Just as the press "doesn't get religion," neither do an awful lot of scientists. However much contemporary theologians put a rational gloss on faith or however much outfits like the Discovery Institute try to put build an empirical case for God, fact is religion is a non-rational enterprise. I don't try to justify my faith with much more than the belief at the core of my being that God exists. Whatever people do to rationalize spiritual beliefs, I suspect most if not all start in a similarly nonrational place.

Krauss acknowledges this:

    As long as the tenets of faith go beyond reason, i.e. go beyond issues that can be settled by evidence or lack of evidence, faith lies in the realm of human activity that has little to do with reason. Going back to my earlier point, if this realm was restricted to religion alone one might have a good argument for trying to squelch religion. But, like it or not, it is a central facet of much of what it means to be a human. All of us share some characteristics with Lewis Carroll’s Queen, who believed six impossible things before breakfast each day. For most people religion is one way of making sense of an irrational world, a world that is not fair, in which human justice is an afterthought.
Which is fine as far as it goes, but Krauss doesn't come to grips with the implications for his project. If believers in scientific method want to win converts, they need to begin by acknowledging that people of faith need their faith. To evangelize or seduce or, hell, persuade people to respect scientific rationalism, they need to work help people reconcile that rationalism with their faith rather than force them into a choice between the two.

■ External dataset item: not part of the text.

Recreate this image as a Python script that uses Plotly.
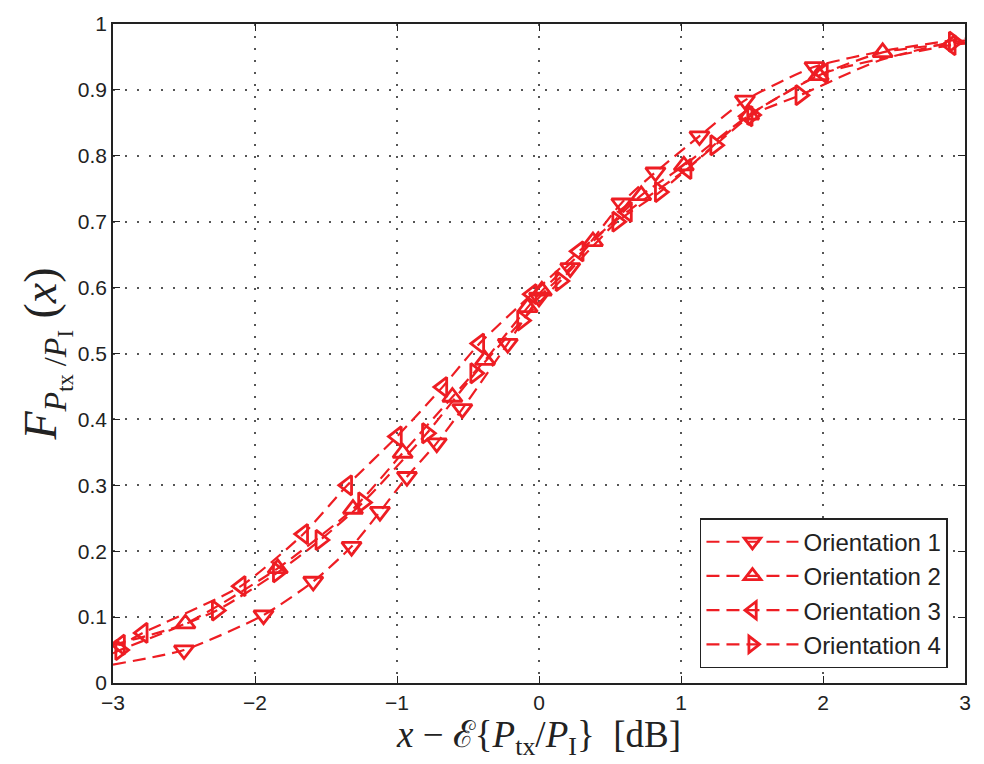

As for Dawkins, he will have no truck with the non-rational side of human nature. At first blush, one might ascribe this to the hyper-rational Vulcan like personality Dawkins tries to cultivate. But in fact, when he moves from arguing for scientifc fact to arguing that religion is evil, Dawkins begins to sound as emotional and post-rational as Rod Parsley.

Personally, I've journeyed from Christian to atheist to theistic Unitarian and at every step of the way, I've had a strong emotional reaction to people with different beliefs. I don't know why this is so, but suspect that it drives much of the vitriol the current crop of atheist writers have toward religion. In any event, with over ninety percent of Americans professing a belief in God, Dawkins is unlikely to make much headway simply by telling such an overwhelming bulk of the population that they are deluded.

2 comments:

Unknown said...

I posted an article on Dawkins at Digital Journal that you might be interested in. The article can be found at:

http://www.digitaljournal.com/article/210063/The_Dawkins_Defeat

If you haven't heard of Digital Journal... I was accepted as a writer there a few days ago and if your writing is good, you can get paid for submitting articles.

Paul said...

Pho:

This debate is so tiresome, but I don't see it coming to an end. It is unfortunate that people become so polarized (ie if you don't agree 100% with my position, it's because you're stupid).

I'd just like someone to tell me who or what initiated the Big Bang, and what is outside the limits of our universe. Until I get that answer, I'll hang on to my faith.